[Charts and diagrams as code]
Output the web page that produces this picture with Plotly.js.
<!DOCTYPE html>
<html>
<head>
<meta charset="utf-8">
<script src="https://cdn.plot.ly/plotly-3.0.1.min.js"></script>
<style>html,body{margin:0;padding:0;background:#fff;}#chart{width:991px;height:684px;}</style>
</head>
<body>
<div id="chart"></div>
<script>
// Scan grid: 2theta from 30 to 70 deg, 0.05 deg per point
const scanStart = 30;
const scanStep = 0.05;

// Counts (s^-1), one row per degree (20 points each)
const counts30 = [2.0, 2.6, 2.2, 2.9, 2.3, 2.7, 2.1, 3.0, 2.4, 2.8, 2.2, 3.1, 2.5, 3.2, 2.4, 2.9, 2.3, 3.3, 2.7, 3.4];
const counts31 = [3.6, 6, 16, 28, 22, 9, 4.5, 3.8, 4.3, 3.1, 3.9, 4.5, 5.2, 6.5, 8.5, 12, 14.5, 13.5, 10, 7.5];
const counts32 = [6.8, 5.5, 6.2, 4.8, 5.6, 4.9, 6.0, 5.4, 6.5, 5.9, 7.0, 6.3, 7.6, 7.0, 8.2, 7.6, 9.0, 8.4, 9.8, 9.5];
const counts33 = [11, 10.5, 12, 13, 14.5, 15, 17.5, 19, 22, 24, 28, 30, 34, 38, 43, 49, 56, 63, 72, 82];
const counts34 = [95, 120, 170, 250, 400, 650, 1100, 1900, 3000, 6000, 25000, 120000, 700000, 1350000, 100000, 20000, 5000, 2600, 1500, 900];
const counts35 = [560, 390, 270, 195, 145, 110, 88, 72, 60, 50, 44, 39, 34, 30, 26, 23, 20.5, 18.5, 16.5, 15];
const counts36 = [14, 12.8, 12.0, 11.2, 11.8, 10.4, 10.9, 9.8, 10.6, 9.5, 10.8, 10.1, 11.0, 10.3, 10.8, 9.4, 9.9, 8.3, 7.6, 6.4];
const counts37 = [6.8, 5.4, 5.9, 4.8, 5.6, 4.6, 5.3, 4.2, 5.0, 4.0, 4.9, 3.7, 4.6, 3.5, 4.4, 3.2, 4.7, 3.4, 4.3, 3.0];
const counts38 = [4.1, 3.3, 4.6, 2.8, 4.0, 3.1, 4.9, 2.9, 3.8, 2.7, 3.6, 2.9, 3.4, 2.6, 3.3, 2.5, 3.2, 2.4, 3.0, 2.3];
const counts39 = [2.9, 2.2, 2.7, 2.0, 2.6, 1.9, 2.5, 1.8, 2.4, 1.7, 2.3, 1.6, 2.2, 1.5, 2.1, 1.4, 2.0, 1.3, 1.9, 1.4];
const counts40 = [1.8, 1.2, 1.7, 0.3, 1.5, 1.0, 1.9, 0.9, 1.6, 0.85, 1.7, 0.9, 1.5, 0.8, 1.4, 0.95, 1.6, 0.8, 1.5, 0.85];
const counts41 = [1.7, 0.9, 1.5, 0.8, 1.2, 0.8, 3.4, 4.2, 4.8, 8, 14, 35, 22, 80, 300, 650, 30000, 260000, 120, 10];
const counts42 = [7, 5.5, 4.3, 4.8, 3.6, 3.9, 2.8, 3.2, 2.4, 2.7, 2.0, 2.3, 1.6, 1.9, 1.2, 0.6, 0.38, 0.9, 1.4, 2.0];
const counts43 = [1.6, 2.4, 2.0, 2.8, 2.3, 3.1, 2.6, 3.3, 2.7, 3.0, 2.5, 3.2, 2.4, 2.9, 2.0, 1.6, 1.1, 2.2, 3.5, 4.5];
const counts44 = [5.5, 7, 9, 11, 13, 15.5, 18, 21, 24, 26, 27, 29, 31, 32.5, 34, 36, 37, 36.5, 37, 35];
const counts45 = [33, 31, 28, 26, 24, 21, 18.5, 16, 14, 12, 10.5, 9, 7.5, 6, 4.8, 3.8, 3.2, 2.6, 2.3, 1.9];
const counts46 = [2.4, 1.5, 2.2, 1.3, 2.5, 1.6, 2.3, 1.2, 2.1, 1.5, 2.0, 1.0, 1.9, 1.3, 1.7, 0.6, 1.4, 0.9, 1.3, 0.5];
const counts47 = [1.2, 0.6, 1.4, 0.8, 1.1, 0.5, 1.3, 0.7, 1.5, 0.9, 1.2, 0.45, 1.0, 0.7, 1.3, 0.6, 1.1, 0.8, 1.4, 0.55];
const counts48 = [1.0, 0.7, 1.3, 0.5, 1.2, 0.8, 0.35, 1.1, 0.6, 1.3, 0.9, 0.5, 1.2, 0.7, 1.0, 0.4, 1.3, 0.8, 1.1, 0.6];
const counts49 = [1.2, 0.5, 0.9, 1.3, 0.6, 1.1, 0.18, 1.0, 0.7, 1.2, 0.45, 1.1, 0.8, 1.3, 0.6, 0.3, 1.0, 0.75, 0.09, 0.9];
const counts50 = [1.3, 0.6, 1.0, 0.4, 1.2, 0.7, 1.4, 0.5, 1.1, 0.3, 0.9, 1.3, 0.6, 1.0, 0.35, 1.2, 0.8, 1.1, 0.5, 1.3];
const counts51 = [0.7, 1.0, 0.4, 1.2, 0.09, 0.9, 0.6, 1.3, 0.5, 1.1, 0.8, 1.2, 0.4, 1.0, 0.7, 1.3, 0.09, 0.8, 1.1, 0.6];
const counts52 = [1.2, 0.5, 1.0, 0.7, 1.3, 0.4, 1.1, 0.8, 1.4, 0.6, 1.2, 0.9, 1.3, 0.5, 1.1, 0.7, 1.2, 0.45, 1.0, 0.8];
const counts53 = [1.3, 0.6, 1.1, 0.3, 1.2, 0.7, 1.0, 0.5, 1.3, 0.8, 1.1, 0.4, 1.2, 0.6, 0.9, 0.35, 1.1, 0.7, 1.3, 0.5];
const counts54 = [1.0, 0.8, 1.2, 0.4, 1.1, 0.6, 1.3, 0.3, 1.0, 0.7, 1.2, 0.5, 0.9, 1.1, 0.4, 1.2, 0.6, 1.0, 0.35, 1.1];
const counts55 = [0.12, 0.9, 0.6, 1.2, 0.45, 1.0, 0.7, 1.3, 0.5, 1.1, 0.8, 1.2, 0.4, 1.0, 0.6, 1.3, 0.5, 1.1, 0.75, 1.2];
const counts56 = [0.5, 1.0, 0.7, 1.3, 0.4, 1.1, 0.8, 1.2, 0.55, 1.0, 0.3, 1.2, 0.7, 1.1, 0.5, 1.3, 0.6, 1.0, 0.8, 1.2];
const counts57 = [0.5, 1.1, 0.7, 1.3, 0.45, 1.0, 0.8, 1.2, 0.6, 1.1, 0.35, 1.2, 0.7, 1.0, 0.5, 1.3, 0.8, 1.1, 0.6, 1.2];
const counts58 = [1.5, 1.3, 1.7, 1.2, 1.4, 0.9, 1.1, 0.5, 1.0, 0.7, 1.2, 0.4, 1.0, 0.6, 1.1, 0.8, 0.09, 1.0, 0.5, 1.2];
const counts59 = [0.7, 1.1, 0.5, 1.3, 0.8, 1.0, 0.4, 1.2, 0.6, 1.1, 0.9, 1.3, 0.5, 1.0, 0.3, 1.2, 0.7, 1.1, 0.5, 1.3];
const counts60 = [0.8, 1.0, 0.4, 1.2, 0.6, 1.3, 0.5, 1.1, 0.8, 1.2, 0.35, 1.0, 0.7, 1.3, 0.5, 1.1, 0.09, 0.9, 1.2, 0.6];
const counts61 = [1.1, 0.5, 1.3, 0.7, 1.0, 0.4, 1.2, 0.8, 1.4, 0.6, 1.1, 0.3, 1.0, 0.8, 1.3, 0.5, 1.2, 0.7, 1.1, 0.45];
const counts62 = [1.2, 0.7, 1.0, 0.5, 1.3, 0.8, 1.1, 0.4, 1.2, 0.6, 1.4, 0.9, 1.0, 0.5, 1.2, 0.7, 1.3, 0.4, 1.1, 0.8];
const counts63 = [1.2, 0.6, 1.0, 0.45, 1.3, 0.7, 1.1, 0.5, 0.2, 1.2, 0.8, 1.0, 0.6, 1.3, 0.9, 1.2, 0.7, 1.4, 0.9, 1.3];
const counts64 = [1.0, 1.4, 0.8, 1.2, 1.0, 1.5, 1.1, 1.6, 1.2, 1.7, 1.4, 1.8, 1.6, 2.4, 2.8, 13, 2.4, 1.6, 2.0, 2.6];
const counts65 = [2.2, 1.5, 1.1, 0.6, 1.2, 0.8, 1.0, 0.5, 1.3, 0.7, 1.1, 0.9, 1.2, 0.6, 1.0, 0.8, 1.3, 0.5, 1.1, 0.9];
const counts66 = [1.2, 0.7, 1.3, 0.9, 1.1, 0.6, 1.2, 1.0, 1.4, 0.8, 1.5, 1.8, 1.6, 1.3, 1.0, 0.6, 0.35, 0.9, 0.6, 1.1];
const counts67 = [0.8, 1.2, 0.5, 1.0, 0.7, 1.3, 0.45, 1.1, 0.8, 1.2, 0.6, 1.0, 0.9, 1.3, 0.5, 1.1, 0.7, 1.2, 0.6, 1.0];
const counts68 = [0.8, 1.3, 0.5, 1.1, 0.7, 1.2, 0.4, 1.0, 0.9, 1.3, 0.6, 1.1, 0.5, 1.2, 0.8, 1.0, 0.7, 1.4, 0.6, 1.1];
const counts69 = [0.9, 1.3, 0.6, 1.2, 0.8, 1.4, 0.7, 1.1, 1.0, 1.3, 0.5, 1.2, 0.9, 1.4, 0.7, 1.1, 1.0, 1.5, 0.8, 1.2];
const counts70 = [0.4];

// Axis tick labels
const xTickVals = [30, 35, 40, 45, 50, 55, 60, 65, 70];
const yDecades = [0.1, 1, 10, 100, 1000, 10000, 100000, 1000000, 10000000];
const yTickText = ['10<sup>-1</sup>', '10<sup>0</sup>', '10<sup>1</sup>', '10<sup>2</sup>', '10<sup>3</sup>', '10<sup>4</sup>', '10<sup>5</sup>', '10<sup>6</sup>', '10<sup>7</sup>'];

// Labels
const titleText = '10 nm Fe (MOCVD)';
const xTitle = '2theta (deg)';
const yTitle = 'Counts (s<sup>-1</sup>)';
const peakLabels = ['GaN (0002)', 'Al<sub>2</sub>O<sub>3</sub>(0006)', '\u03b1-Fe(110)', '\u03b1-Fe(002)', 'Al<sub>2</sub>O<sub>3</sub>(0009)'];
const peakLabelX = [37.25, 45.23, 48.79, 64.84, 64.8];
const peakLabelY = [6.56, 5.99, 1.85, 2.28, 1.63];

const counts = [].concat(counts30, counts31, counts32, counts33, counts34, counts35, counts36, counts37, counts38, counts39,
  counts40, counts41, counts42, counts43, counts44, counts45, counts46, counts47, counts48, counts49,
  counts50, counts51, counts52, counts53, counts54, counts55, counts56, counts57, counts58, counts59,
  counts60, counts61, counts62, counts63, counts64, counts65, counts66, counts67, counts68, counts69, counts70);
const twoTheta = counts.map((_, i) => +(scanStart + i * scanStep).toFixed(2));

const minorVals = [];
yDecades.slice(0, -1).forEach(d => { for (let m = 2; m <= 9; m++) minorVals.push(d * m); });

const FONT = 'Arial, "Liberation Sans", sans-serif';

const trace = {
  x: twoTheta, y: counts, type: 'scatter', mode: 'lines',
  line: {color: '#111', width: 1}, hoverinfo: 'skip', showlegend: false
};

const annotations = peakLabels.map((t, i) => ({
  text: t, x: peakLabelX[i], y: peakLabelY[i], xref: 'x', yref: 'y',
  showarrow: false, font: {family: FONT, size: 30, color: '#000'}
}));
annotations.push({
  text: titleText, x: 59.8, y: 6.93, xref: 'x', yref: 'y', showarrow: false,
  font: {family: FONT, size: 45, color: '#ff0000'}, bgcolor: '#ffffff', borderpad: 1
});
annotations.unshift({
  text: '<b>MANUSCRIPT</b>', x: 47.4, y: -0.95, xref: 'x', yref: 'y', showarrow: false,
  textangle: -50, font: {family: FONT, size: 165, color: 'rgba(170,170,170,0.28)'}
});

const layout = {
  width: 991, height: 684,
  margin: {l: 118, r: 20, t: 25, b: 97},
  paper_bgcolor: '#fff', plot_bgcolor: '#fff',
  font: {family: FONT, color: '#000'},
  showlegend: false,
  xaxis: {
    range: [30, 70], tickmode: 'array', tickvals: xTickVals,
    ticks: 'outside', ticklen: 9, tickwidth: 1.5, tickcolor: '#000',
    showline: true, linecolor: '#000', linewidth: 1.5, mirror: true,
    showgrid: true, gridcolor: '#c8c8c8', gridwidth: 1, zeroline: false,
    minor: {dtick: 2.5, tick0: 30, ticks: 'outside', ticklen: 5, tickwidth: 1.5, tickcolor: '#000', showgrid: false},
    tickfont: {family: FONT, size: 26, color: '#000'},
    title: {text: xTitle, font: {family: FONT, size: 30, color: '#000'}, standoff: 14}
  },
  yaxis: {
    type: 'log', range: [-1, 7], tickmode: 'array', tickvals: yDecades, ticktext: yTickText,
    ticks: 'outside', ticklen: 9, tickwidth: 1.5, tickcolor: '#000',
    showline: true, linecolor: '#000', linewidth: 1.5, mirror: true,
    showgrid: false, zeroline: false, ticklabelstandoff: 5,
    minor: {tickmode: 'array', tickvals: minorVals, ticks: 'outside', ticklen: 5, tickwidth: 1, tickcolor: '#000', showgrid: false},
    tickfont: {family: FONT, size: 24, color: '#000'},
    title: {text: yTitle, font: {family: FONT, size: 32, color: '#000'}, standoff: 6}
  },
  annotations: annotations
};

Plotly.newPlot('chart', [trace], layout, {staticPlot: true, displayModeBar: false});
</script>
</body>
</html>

---

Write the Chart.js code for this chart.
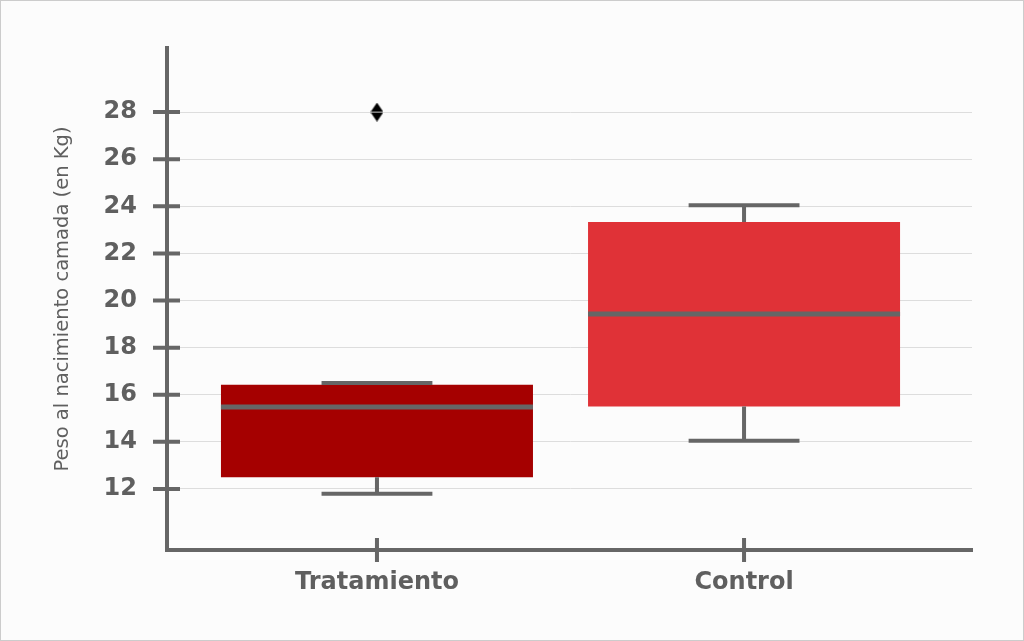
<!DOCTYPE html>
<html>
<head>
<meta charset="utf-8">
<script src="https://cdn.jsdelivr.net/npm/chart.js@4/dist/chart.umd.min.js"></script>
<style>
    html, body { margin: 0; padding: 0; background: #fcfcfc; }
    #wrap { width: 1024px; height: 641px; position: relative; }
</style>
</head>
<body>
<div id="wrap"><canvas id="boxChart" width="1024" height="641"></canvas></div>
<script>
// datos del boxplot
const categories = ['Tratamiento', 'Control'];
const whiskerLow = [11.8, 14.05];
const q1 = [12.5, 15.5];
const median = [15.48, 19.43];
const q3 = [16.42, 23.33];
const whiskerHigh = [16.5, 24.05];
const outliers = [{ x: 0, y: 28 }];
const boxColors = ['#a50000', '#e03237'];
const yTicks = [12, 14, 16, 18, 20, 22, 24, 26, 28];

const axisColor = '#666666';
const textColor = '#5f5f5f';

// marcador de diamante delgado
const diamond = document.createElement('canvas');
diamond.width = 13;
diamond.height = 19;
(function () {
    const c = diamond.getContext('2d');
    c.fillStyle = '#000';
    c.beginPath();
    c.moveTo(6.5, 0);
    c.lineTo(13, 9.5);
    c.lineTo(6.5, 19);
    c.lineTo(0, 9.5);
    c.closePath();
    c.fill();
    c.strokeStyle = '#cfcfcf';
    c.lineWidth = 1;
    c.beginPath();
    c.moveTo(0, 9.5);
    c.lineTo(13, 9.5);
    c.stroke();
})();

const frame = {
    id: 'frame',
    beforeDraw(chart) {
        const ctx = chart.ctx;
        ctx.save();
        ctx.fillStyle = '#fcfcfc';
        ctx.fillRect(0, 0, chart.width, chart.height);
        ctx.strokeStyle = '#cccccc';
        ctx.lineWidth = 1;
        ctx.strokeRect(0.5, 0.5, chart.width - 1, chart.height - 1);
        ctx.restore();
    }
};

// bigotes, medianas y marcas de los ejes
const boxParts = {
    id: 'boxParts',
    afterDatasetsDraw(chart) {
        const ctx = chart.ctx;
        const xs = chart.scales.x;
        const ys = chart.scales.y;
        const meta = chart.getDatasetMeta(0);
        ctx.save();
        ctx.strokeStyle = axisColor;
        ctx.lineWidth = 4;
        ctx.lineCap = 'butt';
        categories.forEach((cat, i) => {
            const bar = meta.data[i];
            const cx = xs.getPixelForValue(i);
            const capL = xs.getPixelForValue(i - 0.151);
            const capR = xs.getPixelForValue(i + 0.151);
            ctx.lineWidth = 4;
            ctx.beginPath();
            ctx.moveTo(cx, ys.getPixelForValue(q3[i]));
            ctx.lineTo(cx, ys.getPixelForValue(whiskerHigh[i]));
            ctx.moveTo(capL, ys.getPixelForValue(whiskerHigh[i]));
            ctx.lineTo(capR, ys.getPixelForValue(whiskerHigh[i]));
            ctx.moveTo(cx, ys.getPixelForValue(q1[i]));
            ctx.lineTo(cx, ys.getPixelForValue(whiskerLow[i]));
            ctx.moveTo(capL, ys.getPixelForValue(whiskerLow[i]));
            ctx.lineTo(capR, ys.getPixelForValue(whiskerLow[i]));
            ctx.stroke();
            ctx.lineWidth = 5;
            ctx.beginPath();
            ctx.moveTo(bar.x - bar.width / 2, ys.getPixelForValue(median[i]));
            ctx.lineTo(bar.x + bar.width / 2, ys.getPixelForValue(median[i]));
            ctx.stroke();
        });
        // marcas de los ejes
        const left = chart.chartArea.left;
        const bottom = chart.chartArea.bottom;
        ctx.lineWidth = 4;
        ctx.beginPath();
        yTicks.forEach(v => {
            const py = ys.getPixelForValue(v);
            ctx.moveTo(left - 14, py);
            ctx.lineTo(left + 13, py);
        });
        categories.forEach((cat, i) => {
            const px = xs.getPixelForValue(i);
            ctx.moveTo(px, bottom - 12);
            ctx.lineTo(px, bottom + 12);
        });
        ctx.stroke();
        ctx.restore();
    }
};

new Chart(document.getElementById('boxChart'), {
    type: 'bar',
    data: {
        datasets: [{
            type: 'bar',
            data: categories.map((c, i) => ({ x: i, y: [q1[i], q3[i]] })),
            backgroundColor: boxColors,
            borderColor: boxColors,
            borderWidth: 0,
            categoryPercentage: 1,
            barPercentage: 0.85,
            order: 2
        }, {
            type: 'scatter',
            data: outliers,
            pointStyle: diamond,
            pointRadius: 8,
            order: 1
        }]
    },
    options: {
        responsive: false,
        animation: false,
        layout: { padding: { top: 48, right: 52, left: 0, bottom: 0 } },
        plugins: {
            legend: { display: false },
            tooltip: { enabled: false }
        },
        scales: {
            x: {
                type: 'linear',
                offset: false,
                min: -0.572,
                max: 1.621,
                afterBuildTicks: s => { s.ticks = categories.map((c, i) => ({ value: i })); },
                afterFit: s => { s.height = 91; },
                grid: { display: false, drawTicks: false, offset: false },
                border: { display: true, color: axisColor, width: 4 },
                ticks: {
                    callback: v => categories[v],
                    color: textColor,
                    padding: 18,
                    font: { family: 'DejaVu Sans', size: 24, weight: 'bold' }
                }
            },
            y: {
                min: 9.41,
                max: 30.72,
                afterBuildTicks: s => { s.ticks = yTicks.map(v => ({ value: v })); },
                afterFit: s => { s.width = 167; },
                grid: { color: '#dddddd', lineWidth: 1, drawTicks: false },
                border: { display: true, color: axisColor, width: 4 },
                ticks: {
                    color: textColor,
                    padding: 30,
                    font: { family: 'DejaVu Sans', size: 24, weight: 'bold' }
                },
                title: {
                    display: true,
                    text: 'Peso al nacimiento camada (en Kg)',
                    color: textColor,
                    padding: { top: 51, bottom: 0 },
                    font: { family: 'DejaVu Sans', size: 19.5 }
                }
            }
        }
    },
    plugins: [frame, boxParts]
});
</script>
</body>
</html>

Directions for this task →
Within the material above, extract exactly the lines that start at the line containing "Output the web" and stop after the line containing "const scanStep = 0.05;", and only those.

Output below →
Output the web page that produces this picture with Plotly.js.
<!DOCTYPE html>
<html>
<head>
<meta charset="utf-8">
<script src="https://cdn.plot.ly/plotly-3.0.1.min.js"></script>
<style>html,body{margin:0;padding:0;background:#fff;}#chart{width:991px;height:684px;}</style>
</head>
<body>
<div id="chart"></div>
<script>
// Scan grid: 2theta from 30 to 70 deg, 0.05 deg per point
const scanStart = 30;
const scanStep = 0.05;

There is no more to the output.